Conflict & attack.
Dec 12, 2020
Reset any aspect of you falsely conditioned into seeking harmony and peace where there is a deep mismatch, distrust and / or negative agenda. Restore safety - your own power and voice - reinstating truthful, accurate interaction. Return more deeply to your own source connection and sense of self with more permission to be, breaking the cycle of victimhood and blame both in your own life and wider society. And dismantle destructive narratives of false acquiescence and niceness in the name of duty, respectability, peace and loving relationship.
Conflict and attack are very difficult when we experience them. But the idea is not to avoid them; ask how we created this; love the person out of existence (!); or try to prevent a “situation” from happening. Conflict and attack are there to strengthen and protect us; to make us be more natural and true to ourselves; and to abolish fake rules or spiritual teachings forcing us to be compliant and passive while we are being taken advantage of.

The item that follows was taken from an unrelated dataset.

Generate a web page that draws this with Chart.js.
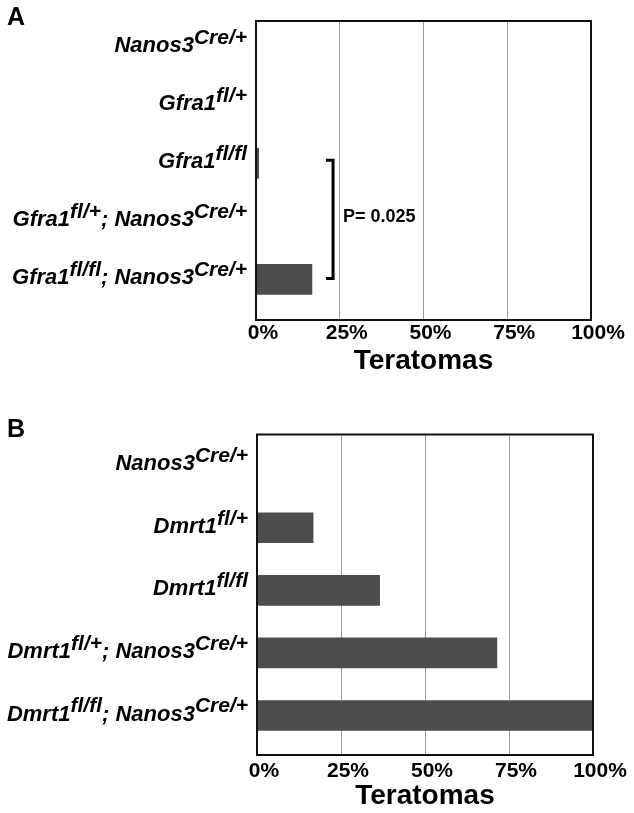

Some types of attack are due to completely different frequencies being revealed, which are vastly incompatible. One wants what the other has and cannot provide it for themselves. This is an abuse scenario. It doesn’t matter what you do, the other party will always hold you as the bully and them the victim. In this scenario, you have to speak up, firmly say no and part ways with the overall setting. Any altercation is the necessary fission occurring as you move on to different timelines. It is the break up and prevention of an incorrect match of frequencies where there is already deep harm for all beings including yourself, which will only worsen. In these situations, you reverse the force being used against you by taking your own frequency up to the next level and not allowing yourself to be controlled. This kind of experience can be deeply disturbing and upsetting, even physical. But it will be empowering and heal many wounds. And even if the other party does not change at all, you put them more quickly on the road to their next experience without you, where they will be forced to drop their dysfunctional behaviours.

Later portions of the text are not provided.